Tüketici bilinci her geçen gün artıyor. Ama üreticilerimizin baktığı maalesef tüketicilerdeki istek ve beklentiler değil. Konya’ya bisküvi üreticilerine ziyaret gerçekleştirdik. Üretici firmaya bisküvi içerisindeki bazı katkı maddelerinin tüketici açısından zararlı olduğunu ve bunu biyolojik çözümler ile azaltarak üstelik maliyette artış sergilemeden nasıl üretime devam edebileceklerini konusunda bir bilinçlendirme çalışması yaptık. Ne zaman üretici firmaya Avrupa Birliği’nde bu alanda çalışmalar var, birkaç sene sonra bu Türkiye’ye gelecek diyorsak, o zaman değişmeye karar veriyorlar. Maalesef Türkiye ve Orta Doğu, tüketici istek ve beklentilerinden değil zorunluluklardan yapıyor. Katma değerinin elle tutulur maliyeti olduğunu düşünüyorlar, ama bunun geleceğe yatırımın bir parçası olduğunu anlatmak gerekiyor.        

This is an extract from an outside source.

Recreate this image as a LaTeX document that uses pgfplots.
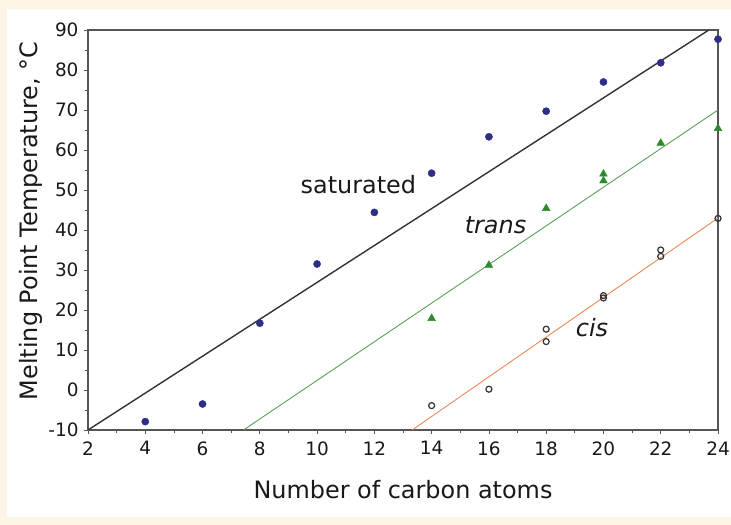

Türkiye biyoteknolojiye odaklanmış durumda     

Her sene çift haneli rakamlar ile büyüyoruz. Türkiye biyoteknolojiye odaklanmış durumda. Bunu, bakanlıklar ile yapılan görüşmeler ile ortaya çıkan sonuçlara dayanarak söylüyorum. Beş senelik planlara baktığımızda her yerde biyoteknolojinin geçtiğini görüyoruz. Herkes biyoteknolojinin doğru çözüm olduğuna inanıyor ve daha fazla yerelleşmenin yollarını arıyorlar. Biz buradaki potansiyeli görüyoruz ve bu konuda üstümüze düşeni yapmak için hazırız.